Ever wonder what happens to satellites and other space debris that make it back to Earth? Many burn up upon re-entry into the Earth’s atmosphere, but the debris that remains has to go somewhere. This place is called the spacecraft cemetery, also known as the South Pacific Ocean Uninhabited Area. Near Point Nemo, this place is 2,700 miles from the nearest landmass, Antarctica, and is free of islands and sees very little human activity.
The spacecraft cemetery is home to spacecraft, freighters, satellites, and space stations that have been retired from their jobs in space. At this point, the organizations and governments in charge of those galactic objects have two options; one is to use the remaining fuel in the object to send it further into space, and the other option is to use the fuel to send it crashing back to Earth.
Some retired space equipment can be sent out into graveyard orbit, which is about 22,400 miles above the Earth and 200 miles away from any other active satellites. This graveyard orbit option is chosen to keep space debris out of the way of active equipment flying in Earth’s atmosphere. Sending objects back down to Earth can leave a massive debris field, but as objects burn through Earth’s atmosphere this can also mean that most of their bulk is burned up upon re-entry.
The spacecraft cemetery has about 161 objects scattered about the sea floor, including the Russian Mir space station. These spacecraft are spread out over the extent of the South Pacific Ocean Uninhabited Area, which reaches 3,000 kilometers north to south and 5,000 kilometers from east to west. Governments and space agencies like NASA work to direct space objects into this area, as it is less likely to have any human interference or cause much damage.

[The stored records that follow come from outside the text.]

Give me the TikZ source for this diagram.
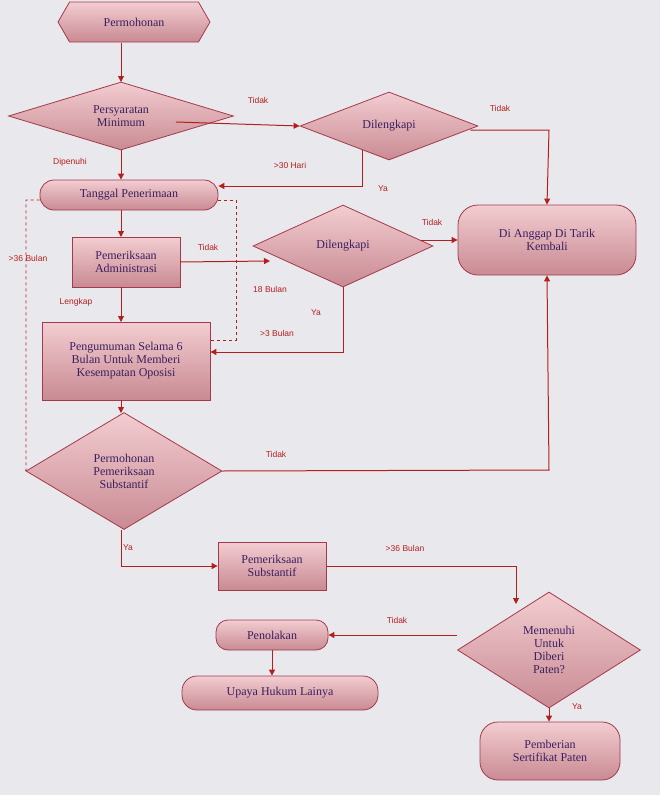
\documentclass[tikz,border=0pt]{standalone}
\usepackage{fontspec}
\setmainfont{Liberation Serif}
\newfontfamily\lab{Liberation Sans}
\usetikzlibrary{shapes.geometric,shapes.symbols,arrows.meta}
\definecolor{bg}{HTML}{E9E9ED}
\definecolor{bd}{HTML}{A33A4A}
\definecolor{ftop}{HTML}{F2CDD1}
\definecolor{fbot}{HTML}{C98A93}
\definecolor{tx}{HTML}{3A1F5E}
\definecolor{ar}{HTML}{B41E1E}
\tikzset{
 base/.style={draw=bd,line width=0.8pt,top color=ftop,bottom color=fbot,text=tx,font=\fontsize{12}{13}\selectfont,align=center,inner sep=0pt},
 dia/.style={base,diamond,minimum width=#1},
 boxn/.style={base,rectangle},
 pill/.style={base,rounded corners=12pt},
 conn/.style={draw=ar,line width=1pt,-{Triangle[length=6pt,width=6pt]}},
 dconn/.style={draw=ar,line width=0.9pt,dashed},
 lb/.style={text=ar,font=\lab\fontsize{8.5}{9}\selectfont,inner sep=1pt}
}
\begin{document}
\begin{tikzpicture}[x=1pt,y=-1pt]
\useasboundingbox[fill=bg] (0,0) rectangle (660,795);
\node[base,signal,signal to=west and east,signal pointer angle=120,minimum width=152,minimum height=40] (perm) at (134,22) {Permohonan};
\node[dia=225,minimum height=68,shape aspect=3.3] (pers) at (121,116) {Persyaratan\\Minimum};
\node[dia=178,minimum height=68,shape aspect=2.6] (dil1) at (389,126) {Dilengkapi};
\node[pill,minimum width=178,minimum height=30,rounded corners=14pt] (tgl) at (129,195) {Tanggal Penerimaan};
\node[boxn,minimum width=108,minimum height=50] (adm) at (126,262) {Pemeriksaan\\Administrasi};
\node[dia=180,minimum height=82,shape aspect=2.2] (dil2) at (343,246) {Dilengkapi};
\node[pill,minimum width=178,minimum height=70,rounded corners=20pt] (tarik) at (547,240) {Di Anggap Di Tarik\\Kembali};
\node[boxn,minimum width=168,minimum height=78] (peng) at (126,361) {Pengumuman Selama 6\\Bulan Untuk Memberi\\Kesempatan Oposisi};
\node[dia=196,minimum height=117,shape aspect=1.68] (pps) at (124,471) {Permohonan\\Pemeriksaan\\Substantif};
\node[boxn,minimum width=108,minimum height=48] (ps) at (272,566) {Pemeriksaan\\Substantif};
\node[dia=183,minimum height=116,shape aspect=1.58] (mem) at (549,650) {Memenuhi\\Untuk\\Diberi\\Paten?};
\node[pill,minimum width=112,minimum height=30] (tol) at (272,635) {Penolakan};
\node[pill,minimum width=196,minimum height=34,rounded corners=15pt] (upa) at (280,693) {Upaya Hukum Lainya};
\node[pill,minimum width=140,minimum height=58,rounded corners=18pt] (ser) at (550,751) {Pemberian\\Sertifikat Paten};
\coordinate (c1) at (549,130);
\coordinate (c2) at (362,186);
\coordinate (c3) at (343,352);
\coordinate (c4) at (549,470);
\coordinate (c5) at (121,566);
\coordinate (c6) at (516,566);
\coordinate (d1) at (26,200);
\coordinate (d2) at (236,200);
\coordinate (d3) at (236,340);
\coordinate (e1) at (270,261);
\draw[conn] (121,43) -- (121,82);
\draw[conn] (pers.east|-0,122) ++(-58,0) -- (dil1.west);
\draw[conn] (dil1.east) ++(-8,4) -- (c1) -- (tarik.north);
\draw[conn] (dil1.south) ++(-27,-10) -- (c2) -- (tgl.east|-c2);
\draw[conn] (pers.south) -- (tgl.north-|pers.south);
\draw[conn] (121,210) -- (121,237);
\draw[conn] (adm.east) -- (e1);
\draw[conn] (dil2.east) ++(-12,-6) -- (tarik.west);
\draw[conn] (dil2.south) -- (c3) -- (peng.east|-c3);
\draw[conn] (121,287) -- (121,322);
\draw[conn] (121,400) -- (121,413);
\draw[conn] (pps.east) -- (c4) -- (tarik.south);
\draw[conn] (pps.south) ++(-3,0) -- (c5) -- (ps.west);
\draw[conn] (ps.east) -- (c6) -- (516,604);
\draw[conn] (mem.west) ++(0,-15) -- (tol.east);
\draw[conn] (tol.south) -- (upa.north-|tol.south);
\draw[conn] (mem.south) -- (ser.north-|mem.south);
\draw[dconn] (tgl.west) ++(0,5) -- (d1) -- (26,470) -- (pps.west);
\draw[dconn] (tgl.east) ++(0,5) -- (d2) -- (d3) -- (peng.east|-d3);
\node[lb] (l1) at (258,100) {Tidak};
\node[lb] (l2) at (500,108) {Tidak};
\node[lb] (l3) at (290,165) {>30 Hari};
\node[lb] (l4) at (383,189) {Ya};
\node[lb] (l5) at (70,162) {Dipenuhi};
\node[lb] (l6) at (208,247) {Tidak};
\node[lb] (l7) at (432,222) {Tidak};
\node[lb] (l8) at (270,289) {18 Bulan};
\node[lb] (l9) at (316,313) {Ya};
\node[lb] (l10) at (277,333) {>3 Bulan};
\node[lb] (l11) at (76,302) {Lengkap};
\node[lb] (l12) at (28,258) {>36 Bulan};
\node[lb] (l13) at (276,454) {Tidak};
\node[lb] (l14) at (128,548) {Ya};
\node[lb] (l15) at (405,548) {>36 Bulan};
\node[lb] (l16) at (397,620) {Tidak};
\node[lb] (l17) at (577,707) {Ya};
\end{tikzpicture}
\end{document}
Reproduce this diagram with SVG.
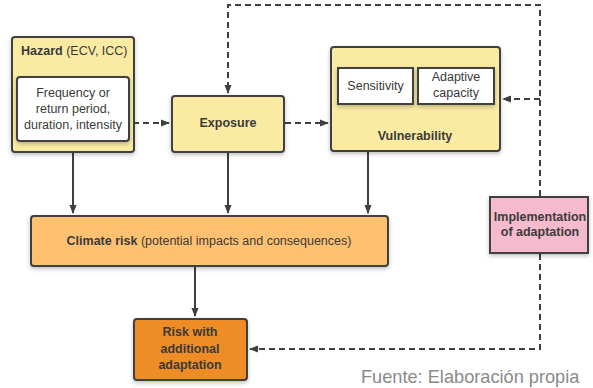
<svg xmlns="http://www.w3.org/2000/svg" width="593" height="388" viewBox="0 0 593 388">
  <defs>
    <marker id="tri" viewBox="0 0 10 10" refX="9" refY="5" markerWidth="9" markerHeight="9" markerUnits="userSpaceOnUse" orient="auto">
      <path d="M0,1 L10,5 L0,9 Z" fill="#3f3f3f"/>
    </marker>
    <filter id="shadow" x="-10%" y="-10%" width="125%" height="130%">
      <feDropShadow dx="0" dy="2" stdDeviation="2" flood-color="#000" flood-opacity="0.25"/>
    </filter>
  </defs>
  <style>
    .box { stroke: #3f3f3f; stroke-width: 2; filter: url(#shadow); }
    .yellow { fill: #fbeba2; }
    .white { fill: #ffffff; }
    .orange { fill: #fdc171; }
    .dark { fill: #ee8d25; }
    .pink { fill: #f5bacd; }
    text { font-family: "Liberation Sans", Arial, sans-serif; font-size: 12.5px; fill: #3a3a3a; }
    .b { font-weight: bold; }
    .solid { fill: none; stroke: #3f3f3f; stroke-width: 2; }
    .dash { fill: none; stroke: #3f3f3f; stroke-width: 2; stroke-dasharray: 6 4; }
    .note { font-size: 18.2px; fill: #8a8a8a; }
  </style>

  <g id="connectors">
    <line class="solid" x1="73" y1="153" x2="73" y2="213" marker-end="url(#tri)"/>
    <line class="solid" x1="228" y1="153" x2="228" y2="213" marker-end="url(#tri)"/>
    <line class="solid" x1="368" y1="152" x2="368" y2="213" marker-end="url(#tri)"/>
    <line class="solid" x1="195" y1="267" x2="195" y2="316" marker-end="url(#tri)"/>
    <line class="dash" x1="133" y1="123" x2="169" y2="123" marker-end="url(#tri)"/>
    <line class="dash" x1="285" y1="123" x2="328" y2="123" marker-end="url(#tri)"/>
    <polyline class="dash" points="540,196 540,5 228,5 228,93" marker-end="url(#tri)"/>
    <polyline class="dash" points="540,99 503,99" marker-end="url(#tri)"/>
    <polyline class="dash" points="540,254 540,349 250,349" marker-end="url(#tri)"/>
  </g>

  <g id="hazard">
    <rect class="box yellow" x="12" y="37" width="122" height="115" rx="3"/>
    <text x="21" y="55"><tspan class="b">Hazard</tspan> (ECV, ICC)</text>
    <rect class="box white" x="17" y="77" width="112" height="64" rx="3"/>
    <text text-anchor="middle" x="73" y="97">Frequency or</text>
    <text text-anchor="middle" x="73" y="113">return period,</text>
    <text text-anchor="middle" x="73" y="129">duration, intensity</text>
  </g>

  <g id="exposure">
    <rect class="box yellow" x="172" y="96" width="112" height="56" rx="3"/>
    <text class="b" text-anchor="middle" x="228" y="127">Exposure</text>
  </g>

  <g id="vulnerability">
    <rect class="box yellow" x="331" y="47" width="169" height="104" rx="3"/>
    <rect class="box white" x="338" y="68" width="75" height="36"/>
    <text text-anchor="middle" x="375.5" y="90">Sensitivity</text>
    <rect class="box white" x="418" y="68" width="76" height="36"/>
    <text text-anchor="middle" x="456" y="81">Adaptive</text>
    <text text-anchor="middle" x="456" y="97">capacity</text>
    <text class="b" text-anchor="middle" x="415" y="140">Vulnerability</text>
  </g>

  <g id="climate-risk">
    <rect class="box orange" x="31" y="216" width="357" height="50" rx="3"/>
    <text text-anchor="middle" x="209" y="245"><tspan class="b">Climate risk</tspan> (potential impacts and consequences)</text>
  </g>

  <g id="implementation">
    <rect class="box pink" x="490" y="197" width="98" height="56"/>
    <text class="b" text-anchor="middle" x="540" y="221">Implementation</text>
    <text class="b" text-anchor="middle" x="540" y="236">of adaptation</text>
  </g>

  <g id="risk-with-adaptation">
    <rect class="box dark" x="134" y="319" width="113" height="61" rx="3"/>
    <text class="b" text-anchor="middle" x="190" y="336">Risk with</text>
    <text class="b" text-anchor="middle" x="190" y="353">additional</text>
    <text class="b" text-anchor="middle" x="190" y="369">adaptation</text>
  </g>

  <text class="note" x="361" y="383">Fuente: Elaboración propia</text>
</svg>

Whether we dispose of our space objects in the bottom of the sea or high out in space, experts agree that someone will have to deal with these pieces of space equipment eventually. In space these objects could crash into each other, affecting live satellites or space stations, while the bottom of the ocean remains a precious ecosystem we need to take care of. High above the spacecraft cemetery, more live satellites continue to fly.